The fall chill hasn't set in yet in Brooklyn, so I meditate in Prospect Park most of the time. Sometimes when I get back home from meditating, my wife asks me something like, "How was your meditation?"
She's just being nice, of course, and I often respond with something simple. But the truth is that by meditating, I'm trying to escape self-judgment. If I'm comparing one meditation session to another, I'm doing it wrong — the point is to simply watch each breath, to focus on that breath, and to step behind the waterfall of endless thoughts and feelings.
Whether you're talking about secular mindfulness meditation, traditional Buddhist meditation, or any of the many other types of meditation out there, the goal isn't to go for as long or as many days in a row as possible. The goal — always — is to just to be aware of your thoughts and self.

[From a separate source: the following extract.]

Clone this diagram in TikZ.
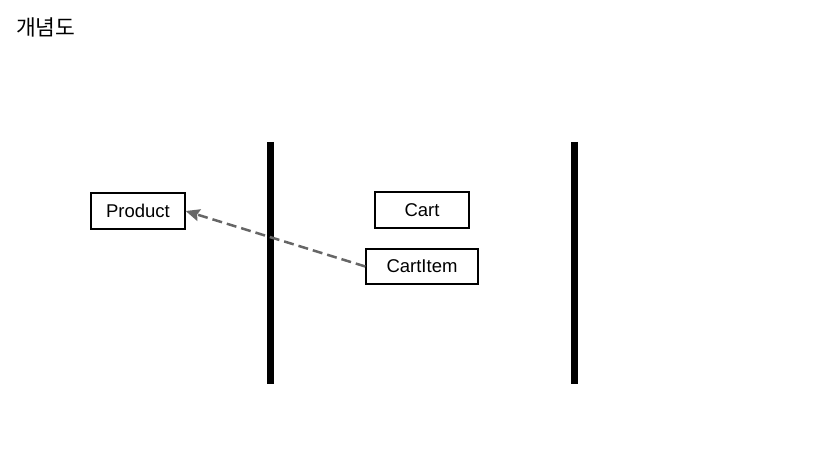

But Headspace tries to make a game of meditation, tracking how long you meditate and how many days in a row you've had a meditation session. The idea, like all such efforts, is to encourage you to keep coming back to the app to improve your scores or keep your streak going.
However, given what meditation is supposed to be about, that game aspect feels tremendously out of place and counterproductive. My colleague Rich Feloni highlighted the danger after he went far deeper down the Headspace rabbit hole than I did.
"On days when I'm tired or running behind schedule, I've found myself faking a meditation session by fast-forwarding the lesson so the app thinks I actually sat through it," Feloni wrote. "Whatever it takes to keep the streak going!"
This is exactly the kind of behavior that an app for guided meditation shouldn't encourage.